Novel oxygen-carrier materials for chemical-looping combustion and chemical-looping reforming; LaxSr1−xFeyCo1−yO3−δ perovskites and mixed-metal oxides of NiO, Fe2O3 and Mn3O4

Solid oxygen-carrier materials for chemical-looping applications have been examined by reduction with CH4 and oxidation with air in a fixed-bed quartz reactor at 900 °C. Four perovskite materials, three metal-oxide materials and four metal-oxide mixtures have been studied. It was found that LaxSr1−xFeO3−δ perovskites provided very high selectivity towards CO/H2 and should be well suited for chemical-looping reforming.

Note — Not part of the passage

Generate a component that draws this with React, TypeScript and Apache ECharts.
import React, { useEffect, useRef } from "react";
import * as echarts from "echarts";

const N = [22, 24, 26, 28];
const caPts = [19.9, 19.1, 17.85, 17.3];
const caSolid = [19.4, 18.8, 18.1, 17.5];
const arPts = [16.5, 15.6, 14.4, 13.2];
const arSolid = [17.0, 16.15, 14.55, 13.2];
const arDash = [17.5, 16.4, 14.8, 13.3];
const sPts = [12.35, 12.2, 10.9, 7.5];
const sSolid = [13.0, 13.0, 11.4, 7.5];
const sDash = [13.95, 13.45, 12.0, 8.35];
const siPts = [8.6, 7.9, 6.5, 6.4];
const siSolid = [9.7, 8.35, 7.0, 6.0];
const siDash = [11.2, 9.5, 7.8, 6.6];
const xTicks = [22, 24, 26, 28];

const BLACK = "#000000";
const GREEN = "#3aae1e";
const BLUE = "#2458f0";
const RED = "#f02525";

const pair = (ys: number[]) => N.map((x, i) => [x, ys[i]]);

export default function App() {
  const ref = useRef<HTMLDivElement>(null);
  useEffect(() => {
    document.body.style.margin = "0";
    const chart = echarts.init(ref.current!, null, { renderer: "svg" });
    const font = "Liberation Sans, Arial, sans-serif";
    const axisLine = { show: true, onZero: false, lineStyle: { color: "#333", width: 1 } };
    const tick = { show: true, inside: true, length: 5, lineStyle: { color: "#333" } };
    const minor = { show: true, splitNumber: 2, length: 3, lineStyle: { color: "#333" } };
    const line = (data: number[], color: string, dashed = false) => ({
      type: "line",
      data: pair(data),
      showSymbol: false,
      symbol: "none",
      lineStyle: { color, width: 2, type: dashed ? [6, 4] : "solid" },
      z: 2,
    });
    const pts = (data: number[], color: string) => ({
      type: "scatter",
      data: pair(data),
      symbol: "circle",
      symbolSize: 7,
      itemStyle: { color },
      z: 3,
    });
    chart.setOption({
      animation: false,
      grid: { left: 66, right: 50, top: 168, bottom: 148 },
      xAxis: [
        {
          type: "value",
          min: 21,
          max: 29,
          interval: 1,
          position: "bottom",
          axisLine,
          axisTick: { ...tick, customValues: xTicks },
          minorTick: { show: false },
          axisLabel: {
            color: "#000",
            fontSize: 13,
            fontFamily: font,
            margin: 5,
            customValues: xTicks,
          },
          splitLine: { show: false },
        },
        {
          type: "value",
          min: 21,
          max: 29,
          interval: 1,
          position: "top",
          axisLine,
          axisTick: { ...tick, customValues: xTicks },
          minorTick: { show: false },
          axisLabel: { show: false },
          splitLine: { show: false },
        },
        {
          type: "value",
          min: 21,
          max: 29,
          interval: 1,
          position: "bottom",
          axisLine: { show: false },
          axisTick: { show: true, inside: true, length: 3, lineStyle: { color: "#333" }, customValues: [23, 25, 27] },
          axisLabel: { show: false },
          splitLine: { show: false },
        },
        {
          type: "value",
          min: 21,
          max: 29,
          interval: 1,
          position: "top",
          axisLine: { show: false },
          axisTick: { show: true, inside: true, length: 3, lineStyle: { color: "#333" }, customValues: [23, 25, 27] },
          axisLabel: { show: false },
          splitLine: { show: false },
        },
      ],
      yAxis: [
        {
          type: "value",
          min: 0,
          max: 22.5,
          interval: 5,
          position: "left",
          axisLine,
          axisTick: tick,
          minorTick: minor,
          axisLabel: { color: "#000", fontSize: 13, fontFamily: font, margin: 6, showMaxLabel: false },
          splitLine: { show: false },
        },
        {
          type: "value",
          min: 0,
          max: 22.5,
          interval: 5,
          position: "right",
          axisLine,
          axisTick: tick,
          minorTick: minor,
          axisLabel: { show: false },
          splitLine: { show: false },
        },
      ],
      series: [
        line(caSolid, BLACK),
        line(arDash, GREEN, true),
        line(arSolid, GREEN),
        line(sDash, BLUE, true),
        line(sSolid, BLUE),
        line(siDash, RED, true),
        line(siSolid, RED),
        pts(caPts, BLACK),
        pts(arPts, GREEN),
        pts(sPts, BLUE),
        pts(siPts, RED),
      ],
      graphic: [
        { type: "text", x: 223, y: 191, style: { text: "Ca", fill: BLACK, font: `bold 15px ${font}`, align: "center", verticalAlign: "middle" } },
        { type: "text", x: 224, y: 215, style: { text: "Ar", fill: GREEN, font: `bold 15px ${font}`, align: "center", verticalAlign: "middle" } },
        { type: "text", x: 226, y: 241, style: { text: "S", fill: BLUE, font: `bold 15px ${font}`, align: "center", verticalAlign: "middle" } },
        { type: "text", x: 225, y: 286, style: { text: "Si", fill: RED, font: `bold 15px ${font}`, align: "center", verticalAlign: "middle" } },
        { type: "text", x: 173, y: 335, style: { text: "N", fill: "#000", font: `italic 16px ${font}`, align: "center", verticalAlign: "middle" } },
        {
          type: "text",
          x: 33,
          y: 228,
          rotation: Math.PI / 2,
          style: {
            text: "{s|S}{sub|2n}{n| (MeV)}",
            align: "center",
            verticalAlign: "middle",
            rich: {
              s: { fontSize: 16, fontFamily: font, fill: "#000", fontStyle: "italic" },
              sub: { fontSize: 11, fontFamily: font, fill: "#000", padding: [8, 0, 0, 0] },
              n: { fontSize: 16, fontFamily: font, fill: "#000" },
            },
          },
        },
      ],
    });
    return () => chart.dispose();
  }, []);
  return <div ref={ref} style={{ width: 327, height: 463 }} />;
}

Substituting La for Sr was found to increase the oxygen capacity of these materials, but reduced the selectivity towards CO/H2 and the reactivity with CH4. La0.5Sr0.5Fe0.5Co0.5O3−δ was found to be feasible for chemical-looping combustion applications. NiO/MgAl2O4 propagated formation of solid carbon, likely due to the catalytic properties of metallic Ni. Fe2O3/MgAl2O4 had properties that made it interesting both for chemical-looping combustion and chemical-looping reforming. Adding 1% NiO particles to a bed of Fe2O3-particles increased both reactivity with CH4 and selectivity towards CO/H2 for reforming applications. Mn3O4/Mg–ZrO2 was found to be suitable for chemical-looping combustion applications, but it could not be verified that adding NiO produced any positive effects.